Each of the flavours used in the network will add requirements for the data that needs to be provided. You can look these up in each of the individual flavours and how they influence the dataset on the Architecture Page. For example, if you were to make a dataset for a Monoscopic Image Ground Classification Mesh it would need to have the following keys in it:
"Hoc": float[4, 4] # 3D Affine transformation from camera space to observation space
"image": bytes[1] # Compressed image
"mask": bytes[1] # png image
"lens/projection": bytes[1] # 'RECTILINEAR' | 'EQUISOLID' | 'EQUIDISTANT'
"lens/focal_length": float[1] # pixels
"lens/fov": float[1] # radians
"lens/centre": float[2] # pixels
"lens/k": float[2] # pixels
If you have a TFRecord dataset which has the correct data types in it, but the keys are incorrect you are able to use the keys field in the configuration file in order to map the keys across.
For example, if you had a field in your dataset camera/field_of_view
which contained the data required by lens/fov
you would be able to set up your configuration file like so.
dataset:
training:
paths:
- dataset/training.tfrecord
keys:
lens/fov: camera/field_of_view
This would allow the dataset to look for the data needed by lens/fov
in the field camera/field_of_view
You are also able to override any of the settings for the flavours for only a specific dataset using a config tag. This is typically used if you want to provide augmentations to your training data, but not apply them when validating or testing the network.

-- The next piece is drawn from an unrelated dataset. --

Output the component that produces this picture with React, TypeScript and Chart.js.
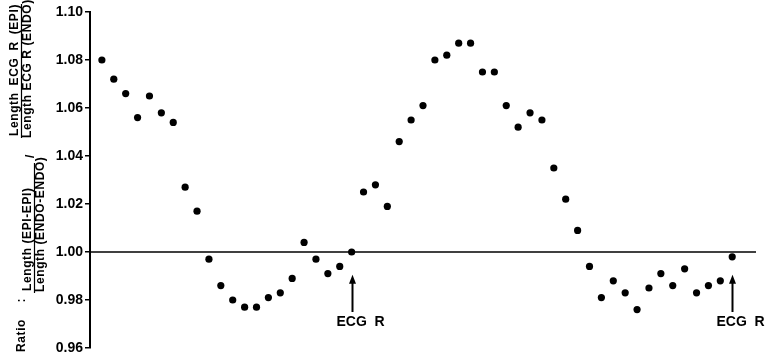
import React, { useEffect, useRef } from 'react';
import { Chart, registerables } from 'chart.js';

Chart.register(...registerables);

// ---- data ----
const sampleIndex = [
  1, 2, 3, 4, 5, 6, 7, 8, 9, 10, 11, 12, 13, 14, 15, 16, 17, 18, 19, 20, 21, 22, 23, 24, 25, 26, 27,
  28, 29, 30, 31, 32, 33, 34, 35, 36, 37, 38, 39, 40, 41, 42, 43, 44, 45, 46, 47, 48, 49, 50, 51, 52, 53, 54,
];
const ratioValues = [
  1.080, 1.072, 1.066, 1.056, 1.065, 1.058, 1.054, 1.027, 1.017, 0.997,
  0.986, 0.980, 0.977, 0.977, 0.981, 0.983, 0.989, 1.004, 0.997, 0.991,
  0.994, 1.000, 1.025, 1.028, 1.019, 1.046, 1.055, 1.061, 1.080, 1.082,
  1.087, 1.087, 1.075, 1.075, 1.061, 1.052, 1.058, 1.055, 1.035, 1.022,
  1.009, 0.994, 0.981, 0.988, 0.983, 0.976, 0.985, 0.991, 0.986, 0.993,
  0.983, 0.986, 0.988, 0.998,
];
const yTickValues = [0.96, 0.98, 1.0, 1.02, 1.04, 1.06, 1.08, 1.1];
const referenceLevel = 1.0;
const xRange = [0, 56];
const ecgMarkerIndex = [22, 54];
const ecgLabel = 'ECG  R';

const FONT = '"Liberation Sans", Arial, Helvetica, sans-serif';

const annotationPlugin = {
  id: 'ecgMarkers',
  afterDatasetsDraw(chart: any) {
    const { ctx, scales } = chart;
    const xs = scales.x;
    const ys = scales.y;
    ctx.save();
    ctx.strokeStyle = '#000';
    ctx.fillStyle = '#000';
    for (const idx of ecgMarkerIndex) {
      const x = Math.round(xs.getPixelForValue(idx)) + 0.5;
      const yTip = ys.getPixelForValue(0.9905);
      const yEnd = ys.getPixelForValue(0.975);
      ctx.lineWidth = 2;
      ctx.beginPath();
      ctx.moveTo(x, yTip + 6);
      ctx.lineTo(x, yEnd);
      ctx.stroke();
      ctx.beginPath();
      ctx.moveTo(x, yTip);
      ctx.lineTo(x - 3.5, yTip + 9);
      ctx.lineTo(x + 3.5, yTip + 9);
      ctx.closePath();
      ctx.fill();
      ctx.font = `bold 14px ${FONT}`;
      ctx.textAlign = 'left';
      ctx.textBaseline = 'middle';
      ctx.fillText(ecgLabel, x - 16, ys.getPixelForValue(0.9706));
    }
    ctx.restore();
  },
};

function vText(ctx: any, text: string, cx: number, yStart: number, fitLength?: number) {
  ctx.save();
  ctx.translate(cx, yStart);
  ctx.rotate(-Math.PI / 2);
  ctx.textAlign = 'left';
  ctx.textBaseline = 'middle';
  if (fitLength) {
    ctx.wordSpacing = '0px';
    const w = ctx.measureText(text).width;
    const spaces = (text.match(/ /g) || []).length;
    if (spaces > 0 && fitLength > w) {
      ctx.wordSpacing = `${(fitLength - w) / spaces}px`;
    }
  }
  ctx.fillText(text, 0, 0);
  ctx.restore();
}

const titlePlugin = {
  id: 'ratioTitle',
  afterDraw(chart: any) {
    const { ctx } = chart;
    ctx.save();
    ctx.fillStyle = '#000';
    ctx.strokeStyle = '#000';
    ctx.font = `bold 12px ${FONT}`;
    ctx.letterSpacing = '0.6px';
    // "Ratio :"
    vText(ctx, 'Ratio :', 22, 352, 54);
    // fraction 1
    vText(ctx, 'Length (EPI-EPI)', 28, 291, 96);
    vText(ctx, 'Length (ENDO-ENDO)', 41, 292, 122);
    ctx.lineWidth = 1.2;
    ctx.beginPath();
    ctx.moveTo(34.5, 293);
    ctx.lineTo(34.5, 163);
    ctx.stroke();
    // slash
    vText(ctx, '/', 31, 158);
    // fraction 2
    vText(ctx, 'Length ECG R (EPI)', 15, 136, 132);
    vText(ctx, 'Length ECG R (ENDO)', 28, 138, 135);
    ctx.beginPath();
    ctx.moveTo(21.5, 138);
    ctx.lineTo(21.5, 4);
    ctx.stroke();
    ctx.restore();
  },
};

export default function App() {
  const ref = useRef<HTMLCanvasElement | null>(null);
  useEffect(() => {
    if (!ref.current) return;
    const points = sampleIndex.map((x, i) => ({ x, y: ratioValues[i] }));
    const chart = new Chart(ref.current, {
      type: 'scatter',
      data: {
        datasets: [
          {
            type: 'line',
            data: [
              { x: xRange[0], y: referenceLevel },
              { x: xRange[1], y: referenceLevel },
            ],
            borderColor: '#000',
            borderWidth: 1.6,
            pointRadius: 0,
            fill: false,
          } as any,
          {
            data: points,
            backgroundColor: '#000',
            borderColor: '#000',
            pointRadius: 3.6,
            pointBorderWidth: 0,
          },
        ],
      },
      options: {
        animation: false,
        responsive: true,
        maintainAspectRatio: false,
        layout: { padding: { left: 0, top: 12, right: 11, bottom: 14 } },
        plugins: { legend: { display: false }, tooltip: { enabled: false } },
        scales: {
          x: { type: 'linear', min: xRange[0], max: xRange[1], display: false },
          y: {
            type: 'linear',
            min: yTickValues[0],
            max: yTickValues[yTickValues.length - 1],
            afterFit(scale: any) {
              scale.width = 90;
            },
            afterBuildTicks(scale: any) {
              scale.ticks = yTickValues.map((v) => ({ value: v }));
            },
            ticks: {
              color: '#000',
              padding: 2,
              font: { family: FONT, size: 14, weight: 'bold' },
              callback: (v: any) => Number(v).toFixed(2),
            },
            grid: {
              drawOnChartArea: false,
              drawTicks: true,
              tickLength: 5,
              color: '#000',
              lineWidth: 1.5,
            },
            border: { display: true, color: '#000', width: 2 },
          },
        },
      },
      plugins: [annotationPlugin, titlePlugin],
    });
    return () => chart.destroy();
  }, []);
  return (
    <div style={{ position: 'fixed', left: 0, top: 0, width: 767, height: 362, background: '#fff' }}>
      <canvas ref={ref} />
    </div>
  );
}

For example, to manipulate the ground plane from the Ground orientation flavour only in training:
dataset:
training:
paths:
- dataset/training.tfrecord
config:
orientation:
augmentations:
height: { mean: 0, stddev: 0.05 }
rotation: { mean: 0, stddev: 0.0872665 }
To make a simple dataset you can follow the instructions in Quick Start Guide or read the code in training/dataset.py
For the visual mesh, the method used for batching is very different from how most batching systems work. Because of the projection, each image that is loaded into the network will likely have a different number of pixels that are projected onto the image. This results in a variable-length that would go into the batch. Therefore instead of adding a new dimension and batching over that dimension we instead concatenate all the samples together. Then to fix the network we update their graph indices by offsetting them based on their position in the concatenation. This way the graph will ensure that the ragged length batches will continue to interact properly once concatenated.